The cybersecurity skills crisis continues in a multi-year freefall that has impacted 71% of organizations and left two-thirds of cybersecurity professionals stating that the job has become more difficult over the past two years—while 60% of organizations continue to deflect responsibility, according to a new report from ESG and ISSA.
A career in cybersecurity is becoming more difficult in an increasingly challenging environment
66% of respondents believe that working as a cybersecurity professional has become more difficult over the past 2 years, with 27% stating it is much more difficult. Internal issues like workload complexity, staffing shortages, and budget deficits combined with external issues like the dangerous threat landscape and regulatory compliance challenges have made this profession progressively more difficult.
81% of respondents cite the increased cybersecurity complexity and workload as why their careers are more difficult now. 59% point to the increase in cyberattacks due to an expanding attack surface, and 46% state that their cybersecurity team is understaffed.
43% agree that budget pressures and regulatory compliance complexity have increased and present further challenges. 8% of cybersecurity professionals have experienced one or several disruptive security events at their organization that have made their work more difficult.
Most cybersecurity professionals aren’t very satisfied with their career choices
Cybersecurity professionals face daily job stress like an overwhelming workload, working with disinterested business managers, falling behind business initiatives, and keeping up with the security needs of new IT projects. Little wonder then why less than half of security pros are very satisfied with their current jobs, and 50% of security pros claim it is very likely, likely, or somewhat likely they will leave their current job this year.
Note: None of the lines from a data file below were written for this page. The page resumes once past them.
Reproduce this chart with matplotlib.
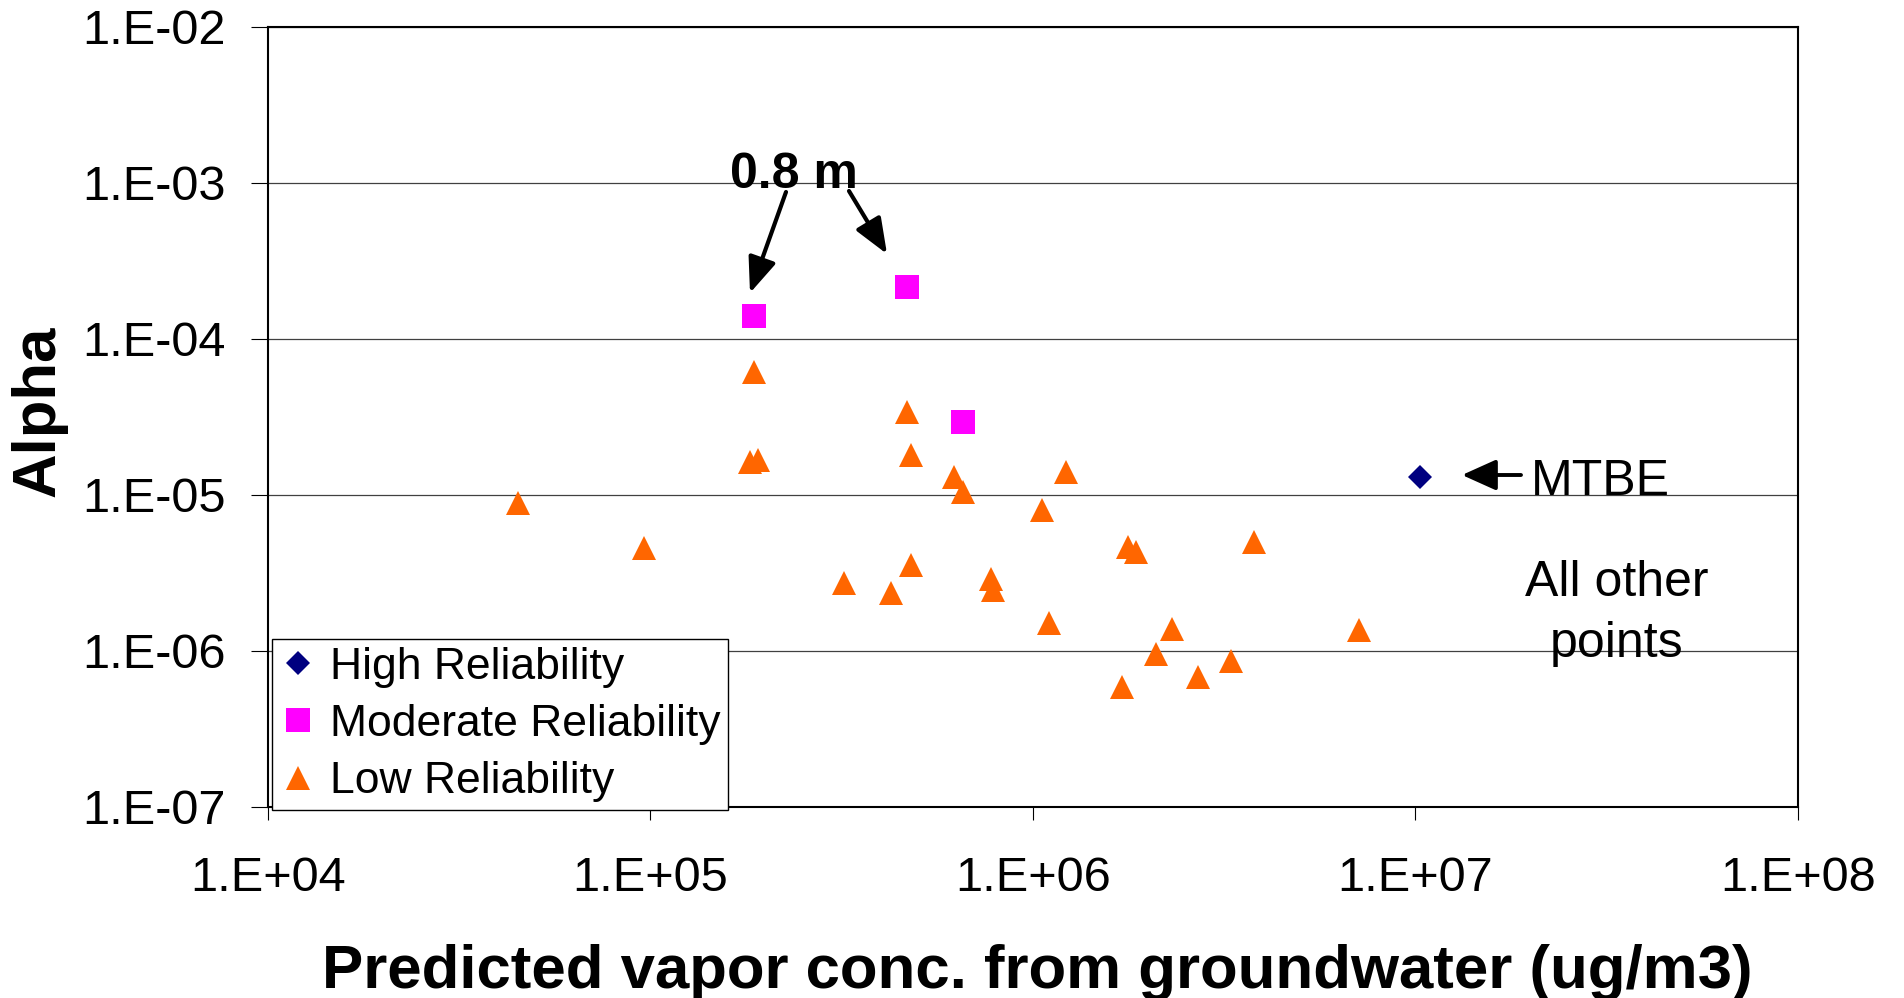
import matplotlib
matplotlib.use("Agg")
import matplotlib.pyplot as plt
from matplotlib.ticker import FixedLocator, FuncFormatter, NullLocator
import numpy as np

plt.rcParams['font.family'] = ['Liberation Sans', 'DejaVu Sans']

# data (log-log)
high_x = [1.03e7]
high_y = [1.29e-5]

mod_x = [1.87e5, 4.69e5, 6.57e5]
mod_y = [1.40e-4, 2.14e-4, 2.91e-5]

low_x = [4.51e4, 9.63e4, 1.82e5, 1.91e5, 1.87e5, 4.81e5, 4.69e5, 6.23e5, 6.58e5,
         1.22e6, 1.06e6, 1.77e6, 1.86e6, 3.78e6, 3.22e5, 4.27e5, 4.81e5, 7.78e5,
         7.87e5, 1.10e6, 2.32e6, 7.12e6, 2.10e6, 3.30e6, 2.71e6, 1.71e6]
low_y = [8.81e-6, 4.53e-6, 1.63e-5, 1.67e-5, 6.09e-5, 1.80e-5, 3.40e-5, 1.29e-5, 1.04e-5,
         1.39e-5, 7.98e-6, 4.64e-6, 4.31e-6, 5.00e-6, 2.70e-6, 2.33e-6, 3.54e-6, 2.87e-6,
         2.45e-6, 1.50e-6, 1.38e-6, 1.36e-6, 9.53e-7, 8.63e-7, 6.81e-7, 5.83e-7]

x_ticks = [1e4, 1e5, 1e6, 1e7, 1e8]
y_ticks = [1e-7, 1e-6, 1e-5, 1e-4, 1e-3, 1e-2]

W, H = 1904, 998


def fpos(x, y):
    # pixel position (from top-left) -> figure fraction
    return (x / W, 1 - y / H)


def sci_label(v, pos):
    return "1.E%+03d" % int(round(np.log10(v)))


fig = plt.figure(figsize=(W / 100, H / 100), dpi=100)
fig.patch.set_facecolor('white')
l, b = fpos(267.7, 806.7)
ax = fig.add_axes([l, b, (1797.7 - 267.7) / W, (806.7 - 26.7) / H])

ax.set_xscale('log')
ax.set_yscale('log')
ax.set_xlim(1e4, 1e8)
ax.set_ylim(1e-7, 1e-2)

ax.plot(high_x, high_y, linestyle='none', marker='D', ms=12.7, mew=0,
        color='#000080', label='High Reliability', zorder=3)
ax.plot(mod_x, mod_y, linestyle='none', marker='s', ms=17, mew=0,
        color='#FF00FF', label='Moderate Reliability', zorder=3)
ax.plot(low_x, low_y, linestyle='none', marker='^', ms=17, mew=0,
        color='#FF6600', label='Low Reliability', zorder=3)

ax.xaxis.set_major_locator(FixedLocator(x_ticks))
ax.yaxis.set_major_locator(FixedLocator(y_ticks))
ax.xaxis.set_minor_locator(NullLocator())
ax.yaxis.set_minor_locator(NullLocator())
ax.xaxis.set_major_formatter(FuncFormatter(sci_label))
ax.yaxis.set_major_formatter(FuncFormatter(sci_label))
ax.tick_params(axis='y', direction='out', length=12, width=0.8, pad=18, labelsize=35)
ax.tick_params(axis='x', direction='out', length=9.5, width=0.8, pad=26, labelsize=35)

ax.yaxis.grid(True, color='#404040', linewidth=0.9)
ax.set_axisbelow(True)
for s in ax.spines.values():
    s.set_color('black')
    s.set_linewidth(1.5)

fig.text(*fpos(1037, 988), 'Predicted vapor conc. from groundwater (ug/m3)',
         fontsize=44.5, fontweight='bold', ha='center', va='baseline')
fig.text(*fpos(39, 411), 'Alpha', fontsize=44.5, fontweight='bold',
         rotation=90, ha='center', va='center')

# annotations
fig.text(*fpos(794, 188), '0.8 m', fontsize=36, fontweight='bold',
         ha='center', va='baseline')
arrow = dict(arrowstyle='-|>,head_length=0.9,head_width=0.36', color='black',
             lw=3, mutation_scale=24, shrinkA=0, shrinkB=0)
ax.annotate('', xy=fpos(750, 293), xycoords='figure fraction',
            xytext=fpos(786, 192), textcoords='figure fraction', arrowprops=arrow)
ax.annotate('', xy=fpos(887, 254), xycoords='figure fraction',
            xytext=fpos(849, 191), textcoords='figure fraction', arrowprops=arrow)

fig.text(*fpos(1531, 495), 'MTBE', fontsize=36, ha='left', va='baseline')
ax.annotate('', xy=fpos(1462, 475), xycoords='figure fraction',
            xytext=fpos(1521, 475), textcoords='figure fraction',
            arrowprops=dict(arrowstyle='-|>,head_length=1.0,head_width=0.45',
                            color='black', lw=2.8, mutation_scale=21,
                            shrinkA=0, shrinkB=0))
fig.text(*fpos(1617, 596), 'All other', fontsize=36, ha='center', va='baseline')
fig.text(*fpos(1617, 657), 'points', fontsize=36, ha='center', va='baseline')

leg = ax.legend(loc='lower left', bbox_to_anchor=fpos(272, 810),
                bbox_transform=fig.transFigure, fontsize=32, frameon=True,
                fancybox=False, framealpha=1, edgecolor='black', borderpad=0.17,
                borderaxespad=0, handlelength=0.85, handletextpad=0.28,
                labelspacing=0.37, numpoints=1)
leg.get_frame().set_linewidth(1.0)

fig.savefig('out.png', dpi=100, facecolor='white')
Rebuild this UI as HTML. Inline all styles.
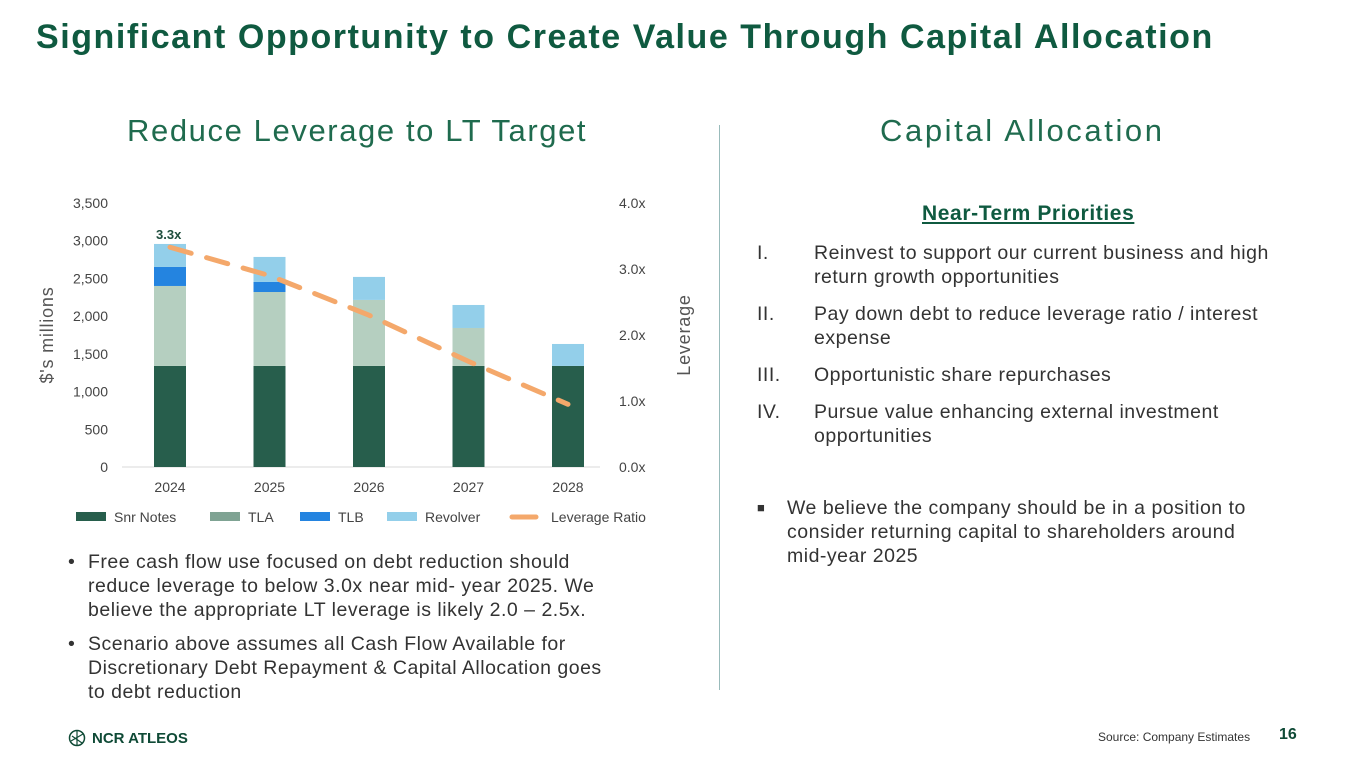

The global cybersecurity skills shortage continues unabated
71% of organizations report that the cybersecurity skills shortage has impacted them—a dramatic increase from 57% in the last study, leading to an increased workload for the cybersecurity team (61%), unfilled open job requisitions (49%), and high burnout among staff (43%), according to respondents.
Further, 95% of respondents state the cybersecurity skills shortage and its associated impacts have not improved over the past few years, and 54% (up 10% from 2021) say it has only gotten worse. Respondents pointed to application security, cloud security, and security analysis and investigations when asked to identify areas where the security skills shortage is most acute.
60% of respondents believe that their organization could be doing more to mitigate the cyber skills shortage, with 36% stating that they could do much more. Respondents say that their organizations could increase security professional compensation, provide advanced non-monetary incentives, educate HR professionals and recruiters, and increase their commitment to cybersecurity training to address the ongoing skills shortage better.
CISOs must lead the charge
When asked to identify the qualities that make CISOs successful, 71% pointed toward leadership or communications skills. CISO effectiveness varies – 31% of respondents claim their CISO is very effective, 40% believe their CISO is effective, and 26% say their CISO is somewhat effective.
Survey respondents were also asked how their organizations could improve their cybersecurity programs. The top responses included increasing cybersecurity training for IT and security professionals, improving the organization’s cybersecurity culture, hiring more staff, increasing the cybersecurity budget, and improving basic security hygiene and posture management.
“For a majority of organizations, cybersecurity continues to be treated as a cost center or compliance mandate versus a business enabler or growth driver,” said Candy Alexander, Board President, ISSA International. “Cybersecurity professionals are charged with protecting the organization while being overworked, overstressed, and understaffed. There was a point in time where organizations could get away with doing ‘good enough security,’ but those days are gone. Relentless, AI-fueled cyberattacks and expanding attack surfaces are a sampling of new problems that are going to overwhelm and overrun underinvested cybersecurity programs. Executive management needs to recognize that their business goals are only possible if cybersecurity successfully enables their business to operate in today’s threat environment day after day.”